I got into a similar predicament when I quit cross-country. For three years of my life, I poured my heart and soul into my dream of becoming a professional athlete. Everything I’d done and everything I hadn’t had been solely for that goal.
Now I stood in my little bathroom which was about three feet wide and had a door that hit the tub whenever it was opened too forcefully. I looked down into my toothpaste and phlegm-stained sink, eyes lingering lazily on the blood I’d just coughed up.
Yay, I can add another shade to my color wheel, I thought to myself before looking up into the mirror.
The medicine cabinet was slightly cracked open, leaving my reflection askew and bent to the left. I pushed it back gently to straighten it, but it wouldn’t shut all the way. The girl in the mirror remained tilted.
So far, I'd coughed up a translucent color, white, yellow, green, orange, brown, black, and, most recently, red. Google said to head to a doctor immediately if a few of these were coughed up, but I remained calm. What more could a doctor do when I’d already been to about fourteen different doctor offices in the past three years? I’d been to these offices countless times, leaving the number of doctor visits (for my respiratory issues alone) at a count I couldn’t even fathom.
Through my dusty old mirror, I looked at the crooked girl who stared back at me, but as I gazed deeply into those kaleidoscope eyes which burst with intricate yellows, greens, and browns, I didn’t recognize her.
Who am I?
I didn’t know. All my brain contained were questions, so many questions that I could never answer. However, the one question I was long past was why. I didn’t care for it anymore. Things happened because they happened and that was that.
Forcing my eyes off the unfamiliar face, I sighed and walked out of my tiny bathroom, leaving the light on, yet somehow, I was still in the dark.

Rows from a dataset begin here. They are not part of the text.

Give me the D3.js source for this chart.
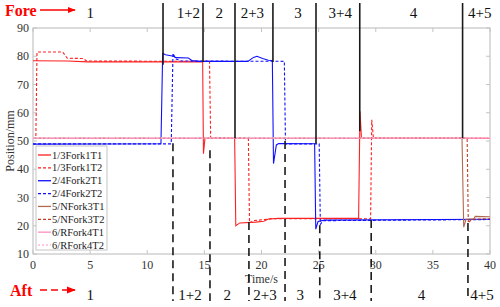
<!DOCTYPE html>
<html>
<head>
<meta charset="utf-8">
<script src="https://d3js.org/d3.v7.min.js"></script>
<style>
  body { margin: 0; background: #fff; }
  svg text { font-family: "Liberation Serif", "Times New Roman", serif; }
</style>
</head>
<body>
<svg id="chart"></svg>
<script>
// ---- data: [time s, position mm] ----
const fork1T1 = [[0,78.4],[3,78.3],[4.8,78.0],[14.85,78.0],[14.92,45.5],[15.05,51],[17.65,51],[17.75,20],[18.1,21],[19.5,21.3],[20.2,21.6],[20.6,22.4],[21.5,22.6],[28.5,22.6],[28.62,60.5],[28.75,51],[40,51]];
const fork1T2 = [[0,51],[0.25,51],[0.35,81.5],[2.6,81.5],[3.0,79.3],[4.4,79.2],[4.7,78.3],[15.45,78.2],[15.55,51],[18.85,51],[18.95,21],[19.3,21.8],[21,22.5],[29.55,22.5],[29.65,57.5],[29.8,51],[40,51]];
const fork2T1 = [[0,48.9],[11.2,49],[11.35,81],[11.6,80.5],[12.3,80],[12.5,79.5],[13.6,79.4],[13.9,78.5],[14.5,78.2],[18.8,78.2],[19.3,79.6],[19.6,80],[20.1,79.2],[20.6,78.6],[20.95,78.5],[21.05,42],[21.3,48.6],[21.5,49.1],[24.65,49],[24.75,18.8],[24.95,21.5],[25.5,22],[40,22.3]];
const fork2T2 = [[0,49],[12.1,49],[12.25,81],[12.5,79],[13,78.3],[22,78.2],[22.1,49],[25.05,49],[25.15,20.5],[25.4,21.8],[40,22.2]];
const fork3T1 = [[0,51],[37.55,51],[37.7,19.5],[37.9,22.3],[38.6,22.5],[38.7,23.3],[40,23.2]];
const fork3T2 = [[0,51],[38,51],[38.1,21],[38.4,22.3],[40,22.5]];
const fork4T1 = [[0,51],[40,51]];
const fork4T2 = [[0,51.1],[40,51.1]];

const seriesNames = ["1/3Fork1T1","1/3Fork1T2","2/4Fork2T1","2/4Fork2T2","5/NFork3T1","5/NFork3T2","6/RFork4T1","6/RFork4T2"];
const seriesData = [fork1T1, fork1T2, fork2T1, fork2T2, fork3T1, fork3T2, fork4T1, fork4T2];
const seriesColor = ["#ff2020","#ff2020","#1010ff","#1010ff","#b06a50","#c04020","#ff8fc0","#ffb8dc"];
const seriesDash = [null,"3,2",null,"3,2",null,"3,2",null,"2,2"];

// shift boundaries: solid = T1 (top), dashed = T2 (bottom); second value = where the line meets the data
const shiftT1 = [[11.38,77],[14.88,78],[17.68,51],[21.0,78],[24.77,49],[28.6,53.5],[37.6,51]];
const shiftT2 = [[12.25,49.2],[15.49,46.7],[18.9,21.3],[22.06,50],[25.1,20.2],[29.6,22],[38.07,21]];
const phaseTop = ["1","1+2","2","2+3","3","3+4","4","4+5"];
const phaseTopX = [5, 13.6, 16.3, 19.2, 23.2, 26.9, 33.3, 39.1];
const phaseBot = ["1","1+2","2","2+3","3","3+4","4","4+5"];
const phaseBotX = [5, 13.75, 17.0, 20.3, 23.4, 27.3, 34.0, 39.3];

const xTicks = [0,5,10,15,20,25,30,35,40];
const yTicks = [10,20,30,40,50,60,70,80,90];

const width = 500, height = 307;
const m = {left: 33, right: 10, top: 28, bottom: 53};

const svg = d3.select("#chart").attr("width", width).attr("height", height);

const x = d3.scaleLinear().domain([0, 40]).range([m.left, width - m.right]);
const y = d3.scaleLinear().domain([10, 90]).range([height - m.bottom, m.top]);

// axes box with inward ticks (MATLAB style)
const tickLen = 4;
const ax = svg.append("g");
ax.append("rect")
  .attr("x", x(0)).attr("y", y(90))
  .attr("width", x(40) - x(0)).attr("height", y(10) - y(90))
  .attr("fill", "none").attr("stroke", "#b8b8b8").attr("stroke-width", 1);

xTicks.forEach(function (t) {
  ax.append("line").attr("x1", x(t)).attr("x2", x(t)).attr("y1", y(10)).attr("y2", y(10) - tickLen).attr("stroke", "#c4c4c4");
  ax.append("line").attr("x1", x(t)).attr("x2", x(t)).attr("y1", y(90)).attr("y2", y(90) + tickLen).attr("stroke", "#c4c4c4");
  ax.append("text").attr("x", x(t)).attr("y", y(10) + 15)
    .attr("text-anchor", "middle").attr("font-size", 12).attr("fill", "#333").text(t);
});
yTicks.forEach(function (t) {
  ax.append("line").attr("x1", x(0)).attr("x2", x(0) + tickLen).attr("y1", y(t)).attr("y2", y(t)).attr("stroke", "#c4c4c4");
  ax.append("line").attr("x1", x(40)).attr("x2", x(40) - tickLen).attr("y1", y(t)).attr("y2", y(t)).attr("stroke", "#c4c4c4");
  ax.append("text").attr("x", x(0) - 4).attr("y", y(t) + 4)
    .attr("text-anchor", "end").attr("font-size", 12).attr("fill", "#333").text(t);
});

ax.append("text")
  .attr("transform", "translate(14," + y(50) + ") rotate(-90)")
  .attr("text-anchor", "middle").attr("font-size", 12).attr("fill", "#333").text("Position/mm");
ax.append("text")
  .attr("x", x(20)).attr("y", y(10) + 29)
  .attr("text-anchor", "middle").attr("font-size", 12).attr("fill", "#333").text("Time/s");

// data lines
const line = d3.line().x(d => x(d[0])).y(d => y(d[1]));
seriesData.forEach(function (d, i) {
  svg.append("path")
    .datum(d)
    .attr("d", line)
    .attr("fill", "none")
    .attr("stroke", seriesColor[i])
    .attr("stroke-width", 1.1)
    .attr("stroke-dasharray", seriesDash[i]);
});

// shift boundary lines
svg.selectAll(".shift1").data(shiftT1).enter().append("line")
  .attr("x1", d => x(d[0])).attr("x2", d => x(d[0]))
  .attr("y1", 3).attr("y2", d => y(d[1]))
  .attr("stroke", "#1a1a1a").attr("stroke-width", 1.6);
svg.selectAll(".shift2").data(shiftT2).enter().append("line")
  .attr("x1", d => x(d[0])).attr("x2", d => x(d[0]))
  .attr("y1", d => y(d[1])).attr("y2", 301)
  .attr("stroke", "#1a1a1a").attr("stroke-width", 1.6)
  .attr("stroke-dasharray", "8,5");

// phase labels
phaseTop.forEach(function (p, i) {
  svg.append("text").attr("x", x(phaseTopX[i])).attr("y", 18)
    .attr("text-anchor", "middle").attr("font-size", 15).attr("fill", "#111").text(p);
});
phaseBot.forEach(function (p, i) {
  svg.append("text").attr("x", x(phaseBotX[i])).attr("y", 300)
    .attr("text-anchor", "middle").attr("font-size", 15).attr("fill", "#111").text(p);
});

// Fore / Aft markers
const defs = svg.append("defs");
defs.append("marker").attr("id", "arr").attr("viewBox", "0 0 10 10")
  .attr("refX", 9).attr("refY", 5).attr("markerWidth", 6).attr("markerHeight", 6)
  .attr("orient", "auto").append("path").attr("d", "M0,1L10,5L0,9Z").attr("fill", "#ff0000");

svg.append("text").attr("x", 5).attr("y", 16).attr("font-size", 16).attr("font-weight", "bold")
  .attr("fill", "#ff0000").text("Fore");
svg.append("line").attr("x1", 40).attr("x2", 75).attr("y1", 10).attr("y2", 10)
  .attr("stroke", "#ff0000").attr("stroke-width", 1.3).attr("marker-end", "url(#arr)");
svg.append("text").attr("x", 10).attr("y", 296).attr("font-size", 16).attr("font-weight", "bold")
  .attr("fill", "#ff0000").text("Aft");
svg.append("line").attr("x1", 40).attr("x2", 75).attr("y1", 290).attr("y2", 290)
  .attr("stroke", "#ff0000").attr("stroke-width", 1.5).attr("stroke-dasharray", "7,4").attr("marker-end", "url(#arr)");

// legend
const lg = svg.append("g");
lg.append("rect").attr("x", 36).attr("y", 146).attr("width", 71).attr("height", 104)
  .attr("fill", "#fff").attr("stroke", "#c4c4c4");
seriesNames.forEach(function (n, i) {
  const ly = 155 + i * 12.86;
  lg.append("line").attr("x1", 38).attr("x2", 51).attr("y1", ly).attr("y2", ly)
    .attr("stroke", seriesColor[i]).attr("stroke-width", 1.3).attr("stroke-dasharray", seriesDash[i]);
  lg.append("text").attr("x", 52).attr("y", ly + 3.5).attr("font-size", 10.5).attr("fill", "#222").text(n);
});
</script>
</body>
</html>
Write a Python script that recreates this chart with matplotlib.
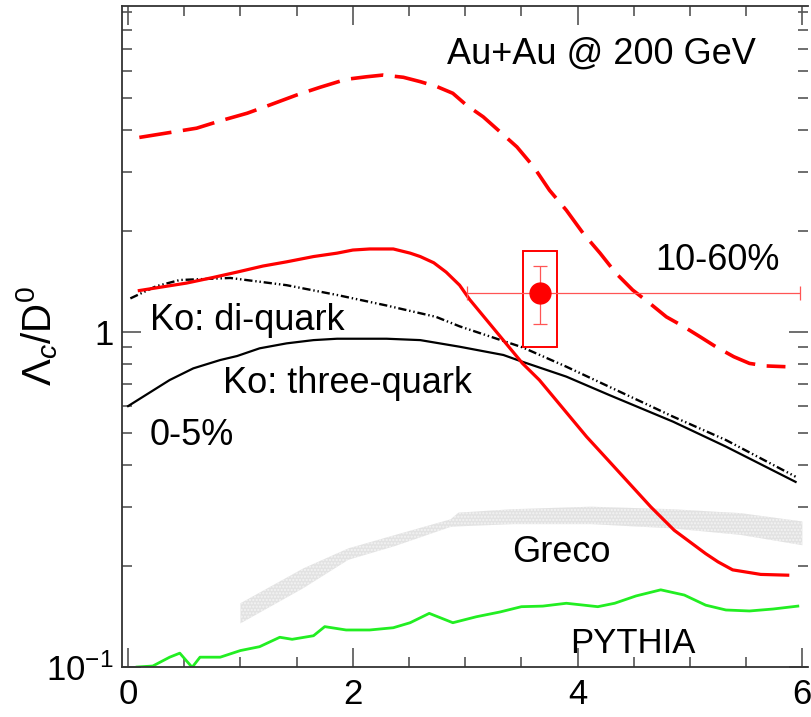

Who am I? I wondered as I walked through the dark room.
No one.
I pushed my thoughts aside and got started with my homework.
. . .
It’s funny. How the thing that’s destroying your life. Can be saving it at the same time. It’s funny. How you can love something so much. Yet hate it at the same time. It’s funny. How cruel the world can be.
. . .
I sat on wooden floors, the scent of lavender dispersing through the room. The gentle fan’s blades beat through the air in one fast, consistent, everlasting motion. The cicadas screamed. There were no earbuds. I didn’t need them. I could hear the music just fine. So I listened. Breathed. No more ignoring. No more thinking. Peace. I had had enough of my thoughts. All that time wondering.
Who was I?
A gust of wind from the ceiling fan played with my hair, making the dark brown strands dance to the soft melodies.
I still could not say who I was, but as I sat on the floor, legs crossed together like a pretzel, I knew that was alright. Why? Well, I no longer needed the dainty ballerinas to distract me. The sweet melodies were clear without them.
. . .
“The melody is generally what the piece is all about.”